SÃO PAULO (Reuters) - Indicado ao Oscar de documentário, “Eu Não Sou Seu Negro”, do diretor haitiano Raoul Peck, atravessa diversas camadas para tornar-se uma das mais vigorosas reflexões sobre as relações raciais nos Estados Unidos. E o faz a partir um livro inconcluso e inédito do escritor norte-americano James Baldwin (1924-1987).
Usando, na poderosa narração do ator Samuel L. Jackson, apenas as palavras de Baldwin, retiradas dessa obra interrompida (“Remember This House”) e de diversos outros de seus textos, o filme credita Baldwin, com muita justiça, como seu roteirista. E poderia atribuir-se ainda ao escritor a pecha de profeta – pois é impressionante como um homem que morreu há 30 anos foi capaz de ir tão fundo em suas análises do descompasso entre brancos e negros nos EUA.
Alternando imagens de arquivo, retratando as marchas pelos direitos civis nos anos 1960 e os protestos recentes de Ferguson e Baltimore, em torno das mortes de negros desarmados nas mãos da polícia, o filme ergue essa ponte temporal com implacável precisão e lucidez, fazendo justiça às análises de Baldwin, um incansável ativista da causa negra, a seu modo e em seus próprios termos.
Se nunca se negava a um posicionamento para falar do que estava errado no tratamento aos negros na América, Baldwin não atuava na linha de frente como seus amigos Martin Luther King Jr., Malcolm X e Medgar Evers. As armas do escritor eram sua língua afiada, que ele costumava exercitar em conferências e entrevistas – como uma antológica, no “The Dick Cavett Show”, vista no filme –e igualmente em seus ensaios, alguns deles utilizados em parte aqui.

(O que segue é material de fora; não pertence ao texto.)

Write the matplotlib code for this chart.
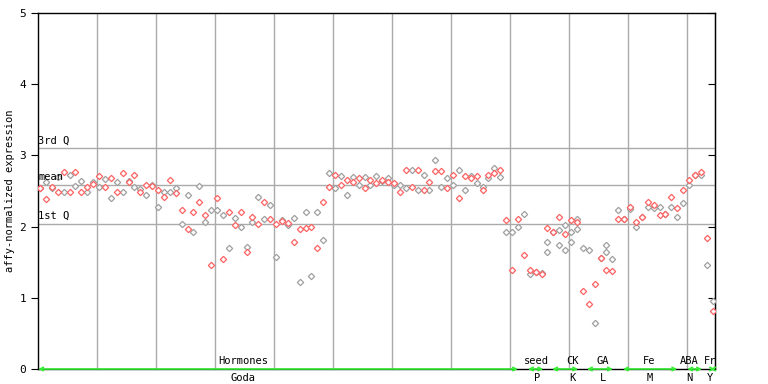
import matplotlib
matplotlib.use("Agg")
import matplotlib.pyplot as plt
import numpy as np

# two replicate values per sample position
red_vals = [
    2.54, 2.39, 2.56, 2.49, 2.76, 2.49, 2.76, 2.49, 2.56, 2.60,
    2.71, 2.56, 2.68, 2.49, 2.75, 2.63, 2.72, 2.49, 2.58, 2.57,
    2.52, 2.41, 2.65, 2.47, 2.23, 1.96, 2.21, 2.34, 2.16, 1.46,
    2.40, 1.55, 2.20, 2.02, 2.20, 1.64, 2.14, 2.03, 2.34, 2.10,
    2.04, 2.08, 2.05, 1.78, 1.96, 1.98, 2.00, 1.70, 2.34, 2.55,
    2.72, 2.58, 2.66, 2.63, 2.68, 2.54, 2.65, 2.61, 2.65, 2.63,
    2.61, 2.49, 2.80, 2.56, 2.79, 2.52, 2.62, 2.78, 2.78, 2.54,
    2.73, 2.40, 2.71, 2.68, 2.71, 2.51, 2.73, 2.75, 2.79, 2.09,
    1.39, 2.10, 1.60, 1.39, 1.36, 1.33, 1.98, 1.93, 2.13, 1.89,
    2.09, 2.07, 1.10, 0.91, 1.19, 1.56, 1.39, 1.37, 2.10, 2.10,
    2.27, 2.07, 2.13, 2.35, 2.30, 2.16, 2.17, 2.41, 2.26, 2.52,
    2.66, 2.73, 2.77, 1.84, 0.82,
]
gray_vals = [
    2.54, 2.63, 2.54, 2.69, 2.49, 2.72, 2.57, 2.64, 2.48, 2.62,
    2.56, 2.67, 2.40, 2.62, 2.49, 2.64, 2.56, 2.53, 2.44, 2.59,
    2.27, 2.49, 2.49, 2.54, 2.03, 2.44, 1.92, 2.57, 2.06, 2.24,
    2.24, 2.16, 1.70, 2.12, 2.00, 1.71, 2.07, 2.41, 2.10, 2.30,
    1.58, 2.09, 2.02, 2.12, 1.22, 2.21, 1.30, 2.20, 1.81, 2.75,
    2.54, 2.71, 2.45, 2.69, 2.59, 2.69, 2.58, 2.71, 2.64, 2.68,
    2.58, 2.58, 2.54, 2.80, 2.52, 2.73, 2.51, 2.93, 2.56, 2.68,
    2.58, 2.79, 2.51, 2.71, 2.61, 2.56, 2.68, 2.82, 2.69, 1.93,
    1.93, 1.99, 2.17, 1.34, 1.36, 1.35, 1.79, 1.93, 1.95, 2.02,
    1.93, 2.10, 1.70, 1.67, 0.64, 1.56, 1.74, 1.54, 2.24, 2.10,
    2.25, 2.00, 2.13, 2.28, 2.26, 2.28, 2.17, 2.28, 2.14, 2.33,
    2.59, 2.73, 2.73, 1.46, 0.95,
]
extra_idx = [86, 88, 89, 90, 91, 96]
extra_vals = [1.64, 1.74, 1.67, 1.79, 1.96, 1.65]

q3_val, mean_val, q1_val = 3.10, 2.58, 2.04

# experiment groups: (upper label, lower label, label pos, arrow start, arrow end)
groups = [
    ("Hormones", "Goda", 34.4, -0.3, 81.0),
    ("seed", "P", 84.2, 82.7, 85.3),
    ("CK", "K", 90.3, 86.8, 91.2),
    ("GA", "L", 95.4, 92.7, 97.1),
    ("Fe", "M", 103.3, 98.8, 108.0),
    ("ABA", "N", 110.0, 109.7, 112.2),
    ("Fr", "Y", 113.6, 113.6, 114.4),
]

RED = "#ff6262"
GRAY = "#a0a0a0"
GRID = "#aaaaaa"
GREEN = "#33ee33"
MONO = "DejaVu Sans Mono"

fig = plt.figure(figsize=(7.68, 3.84), dpi=100)
ax = fig.add_axes([38 / 768, 15 / 384, 677 / 768, 356 / 384])

x = np.arange(len(red_vals))
ax.set_xlim(-0.34, 114.4)
ax.set_ylim(0, 5)

for xv in np.arange(9.6, 114, 10):
    ax.axvline(xv, color=GRID, lw=1, zorder=1)
for yv in (q3_val, mean_val, q1_val):
    ax.axhline(yv, color=GRID, lw=1, zorder=1)

mk = dict(ls="none", marker="D", ms=3.2, mfc="white", mew=0.9)
ax.plot(x, gray_vals, mec=GRAY, zorder=3, **mk)
ax.plot(x, red_vals, mec=RED, zorder=4, **mk)
ax.plot(extra_idx, extra_vals, mec=GRAY, zorder=3, **mk)

for label, yv in (("3rd Q", q3_val), ("mean", mean_val), ("1st Q", q1_val)):
    ax.text(-0.3, yv + 0.04, label, fontsize=7.5, family=MONO, ha="left", va="bottom", zorder=5)

for upper, lower, pos, start, end in groups:
    ax.annotate("", xy=(end, 0.0), xytext=(start, 0.0),
                arrowprops=dict(arrowstyle="<->", color=GREEN, lw=1.2, mutation_scale=6,
                                shrinkA=0, shrinkB=0),
                annotation_clip=False, zorder=6)
    ax.text(pos, 0.04, upper, fontsize=7.5, family=MONO, ha="center", va="bottom")
    ax.text(pos, -0.06, lower, fontsize=7.5, family=MONO, ha="center", va="top", clip_on=False)

ax.set_xticks([])
ax.set_yticks(range(6))
ax.tick_params(axis="y", direction="out", length=5, labelsize=8)
for lab in ax.get_yticklabels():
    lab.set_family(MONO)
sec = ax.secondary_yaxis("right")
sec.set_yticks(range(6))
sec.tick_params(direction="in", length=5, labelright=False)

ax.set_ylabel("affy-normalized expression", fontsize=7.5, family=MONO, labelpad=3)
for sp in ax.spines.values():
    sp.set_color("black")
    sp.set_linewidth(1)

fig.savefig("out.png", dpi=100)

Foi justamente a intenção de produzir um livro sobre King, X e Evers que nutriu as reduzidas mas inflamadas páginas de “Remember This House”, como se depreende das cartas enviadas por Baldwin a seu agente. Sua ideia então, meados dos anos 1980, era relacionar as vidas daqueles três homens que ele tão bem conhecera, e tinham sido assassinados antes de completarem 40 anos num intervalo de apenas 5 anos (Evers, em 1963; X, em 1965; King, em 1968), com a sua própria vida. E, assim, falar da história da América que, a seu ver, nunca poderia ser dissociada da história das raças – e “não é uma história bonita”, como adverte o sempre lúcido Baldwin.

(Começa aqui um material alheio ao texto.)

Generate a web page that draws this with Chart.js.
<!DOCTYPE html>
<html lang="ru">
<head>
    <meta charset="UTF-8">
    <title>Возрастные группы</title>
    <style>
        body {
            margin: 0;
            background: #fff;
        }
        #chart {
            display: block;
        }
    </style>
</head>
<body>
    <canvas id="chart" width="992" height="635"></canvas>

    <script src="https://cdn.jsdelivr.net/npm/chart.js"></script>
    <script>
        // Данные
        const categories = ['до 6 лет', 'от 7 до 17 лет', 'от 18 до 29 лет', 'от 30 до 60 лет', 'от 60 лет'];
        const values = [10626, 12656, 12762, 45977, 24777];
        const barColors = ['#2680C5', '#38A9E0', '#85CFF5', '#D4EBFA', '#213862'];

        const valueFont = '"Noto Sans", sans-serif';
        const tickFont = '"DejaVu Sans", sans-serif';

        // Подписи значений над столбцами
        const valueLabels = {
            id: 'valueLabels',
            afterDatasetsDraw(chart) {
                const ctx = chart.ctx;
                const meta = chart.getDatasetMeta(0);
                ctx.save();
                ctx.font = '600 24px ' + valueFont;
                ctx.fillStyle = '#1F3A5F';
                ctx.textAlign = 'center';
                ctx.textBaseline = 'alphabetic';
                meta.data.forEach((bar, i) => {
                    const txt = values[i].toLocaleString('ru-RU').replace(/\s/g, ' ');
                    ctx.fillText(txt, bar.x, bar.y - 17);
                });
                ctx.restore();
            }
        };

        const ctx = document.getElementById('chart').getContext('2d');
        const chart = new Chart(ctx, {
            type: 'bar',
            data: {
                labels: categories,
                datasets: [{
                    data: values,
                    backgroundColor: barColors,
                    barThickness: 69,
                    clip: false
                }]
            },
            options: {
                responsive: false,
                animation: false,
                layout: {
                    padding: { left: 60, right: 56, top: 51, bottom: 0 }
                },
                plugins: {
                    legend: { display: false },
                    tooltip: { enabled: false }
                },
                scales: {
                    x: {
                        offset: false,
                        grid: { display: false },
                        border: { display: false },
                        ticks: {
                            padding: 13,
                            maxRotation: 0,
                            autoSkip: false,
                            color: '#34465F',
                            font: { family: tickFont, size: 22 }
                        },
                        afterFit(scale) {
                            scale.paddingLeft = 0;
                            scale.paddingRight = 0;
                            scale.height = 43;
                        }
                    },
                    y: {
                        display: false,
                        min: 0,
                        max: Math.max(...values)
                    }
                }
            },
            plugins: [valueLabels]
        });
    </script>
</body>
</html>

Lucidez, no caso do escritor, no entanto, não era sinônimo de desesperança. Ele apenas não queria ver escamoteada, como tantas vezes na História, a compreensão dos erros e crimes que impediam que brancos e negros fossem efetivamente iguais na América, arrastados a uma permanente espiral de violência por um histórico manchado por escravidão, leis de segregação e ativismo dos fanáticos da supremacia branca. Apesar de tudo isso, Baldwin dizia: “Não posso ser pessimista, porque estou vivo. Sou obrigado a ser otimista”.
Se vivo fosse, Baldwin poderia ser otimista pelo menos por mais uma razão. Depois dos protestos do ano passado pelos “Oscarsowhite” (“Oscar tão branco”, em tradução literal), pela ausência de concorrentes afro-descendentes entre nas principais categorias, em 2017, dos cinco candidatos ao Oscar de documentário, três abordam a temática racial nos EUA. Além de “Eu Não Sou Seu Negro”, o único a estrear por enquanto em circuito comercial no Brasil, abordam assuntos análogos “A 13ª Emenda”, da diretora afro-americana Ava DuVernay (“Selma”), e “O.J.: Made in America”, de Ezra Edelman, um trabalho de fôlego, uma série de cinco episódios, somando 8h30 de duração, sobre a ascensão e queda do astro de futebol americano O.J. Simpson.